The Overlook
- Hardcover edition
- Author: Michael Connelly
- Language: English
- Series: Harry Bosch, #13
- Genre: Crime fiction, mystery
- Publisher: Little, Brown (USA), Orion (UK)
- Publication place: United States
- Published in English: May 22, 2007 (USA); June 2007 (UK)
- Media type: Print (hardback & paperback)
- Pages: 240pp (USA); 272pp (UK)
- ISBN: 0-316-01895-3 (USA); 0-752-88968-0 (UK)
- OCLC: 78893574
- Dewey Decimal: 813/.54 22
- LC Class: PS3553.O51165 O94 2007
- Preceded by: Echo Park
- Followed by: The Brass Verdict

= The Overlook =

2007 crime novel by Michael Connelly

The Overlook is the 18th novel by American crime writer Michael Connelly, and the 13th featuring the Los Angeles detective Hieronymus "Harry" Bosch.

The novel first appeared in serialised form in The New York Times Magazine, in 16 installments published from September 17, 2006 to January 21, 2007.

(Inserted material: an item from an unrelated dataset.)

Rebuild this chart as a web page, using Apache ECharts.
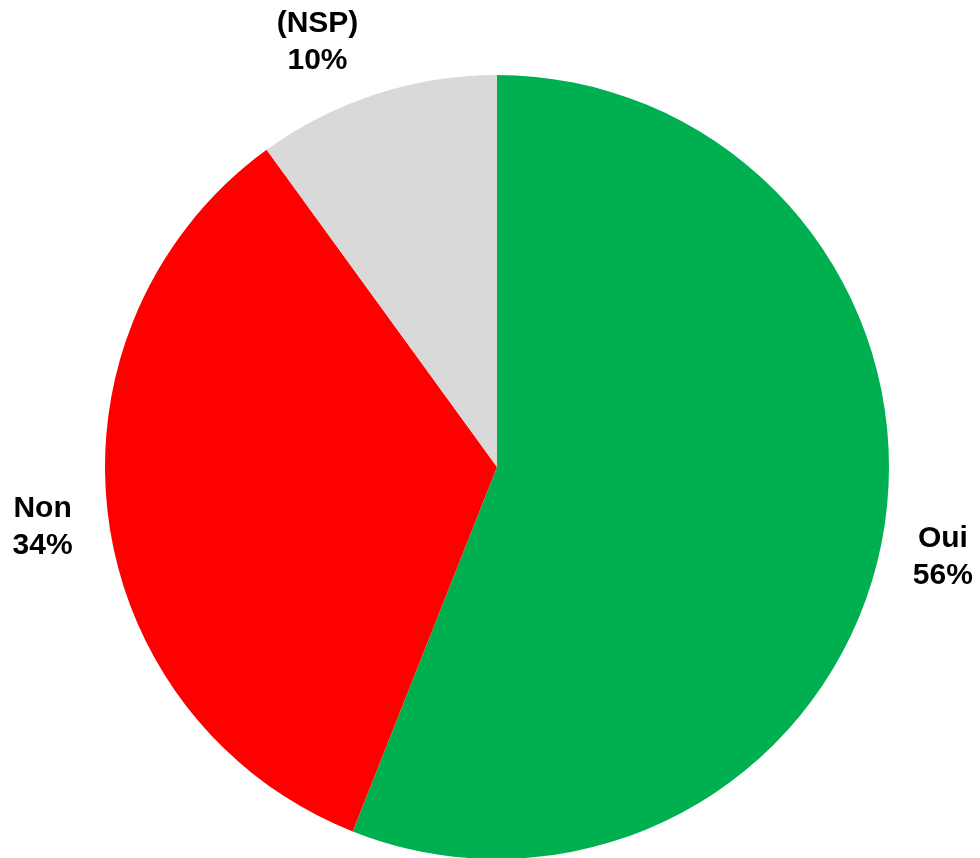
<!DOCTYPE html>
<html><head><meta charset="utf-8">
<script src="https://cdn.jsdelivr.net/npm/echarts@6/dist/echarts.min.js"></script>
<style>html,body{margin:0;padding:0;background:#fff}#c{width:980px;height:858px}</style>
</head><body><div id="c"></div>
<script>
const categories = ['Oui', 'Non', '(NSP)'];
const values = [56, 34, 10];
const colors = ['#00B050', '#FF0000', '#D9D9D9'];
const labelShift = [[-4, 4], [0, 3], [-38, 11]];

const data = categories.map((name, i) => ({ name: name, value: values[i], itemStyle: { color: colors[i] } }));
const chart = echarts.init(document.getElementById('c'));
chart.setOption({
  animation: false,
  series: [
    {
      type: 'pie',
      center: [497, 467],
      radius: [0, 392],
      startAngle: 90,
      clockwise: true,
      silent: true,
      label: { show: false },
      labelLine: { show: false },
      itemStyle: { borderWidth: 0 },
      data: data
    },
    {
      type: 'pie',
      center: [497, 467],
      radius: [435, 475],
      startAngle: 90,
      clockwise: true,
      silent: true,
      avoidLabelOverlap: false,
      itemStyle: { color: 'transparent', borderWidth: 0 },
      label: {
        show: true,
        position: 'inside',
        formatter: p => p.name + '\n' + p.value + '%',
        fontFamily: 'Liberation Sans, Arial, sans-serif',
        fontWeight: 'bold',
        fontSize: 30,
        lineHeight: 37,
        color: '#000'
      },
      labelLine: { show: false },
      labelLayout: p => ({ dx: labelShift[p.dataIndex][0], dy: labelShift[p.dataIndex][1] }),
      data: categories.map((name, i) => ({ name: name, value: values[i] }))
    }
  ]
});
</script></body></html>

The title of the book is in reference to the scene of the crime in the opening chapter. The location described in the novel is based on an actual overlook above the Hollywood Reservoir and Mulholland Dam, located on the 3100 block of Canyon Lake Drive in the Hollywood Hills neighborhood of Los Angeles.

== Plot summary==
Evidence mounts that the murder of Stanley Kent is part of a terrorist plot to build and deploy a dirty bomb, justifying the FBI's moves to push the Los Angeles Police Department (LAPD) and Bosch to the sidelines. Refusing to be sidelined, Bosch aggressively works around the FBI in order to track down Kent's killers; this is much to the chagrin of his young, inexperienced partner, who sees his career at the LAPD jeopardized by Bosch's actions. The FBI agents, including Rachel Walling, view Bosch as endangering their attempts to retrieve the missing caesium and to track down known terrorists. Relying on instinct and experience, Bosch pursues his line of inquiry, ultimately succeeding in solving the murder and recovering the cesium.

==Characters==
- Harry Bosch, the lead detective on the case, who is the principal protagonist of this and twelve previous Harry Bosch novels.
- Rachel Walling, who was romantically involved with Harry in a number of previous Harry Bosch novels. In this story, while Harry has hopes of re-connecting with Rachel, their relationship is strained, owing to conflicting views on how the investigation should be carried out.
- Ignacio "Iggy" Ferras, Bosch's young partner. Iggy wants to play by the book and is seriously disturbed by Bosch's let's-break-the-rules attitude. At one point, he tells Bosch that he cannot work with him and will be requesting a new partner.
- Stanley Kent, the murder victim who has stolen 32 sources of caesium from a Los Angeles hospital in response to demands from unknown parties who have taken his wife hostage. If used in a dirty bomb, tens of thousands of people could die from radiation exposure.
- Alicia Kent, the beautiful wife of the murder victim, who was taken hostage in her home by two intruders. She was used by the intruders to pressure Stanley Kent to steal the caesium from the hospital.
- Jack Brenner, Rachel Walling's FBI partner and superior and the lead FBI agent on the case. His primary concern is dealing with the terror threat associated with the stolen caesium. To him, Bosch's homicide investigation is a secondary concern.
- Cliff Maxwell, an FBI agent working on the case, with whom Bosch has two violent encounters.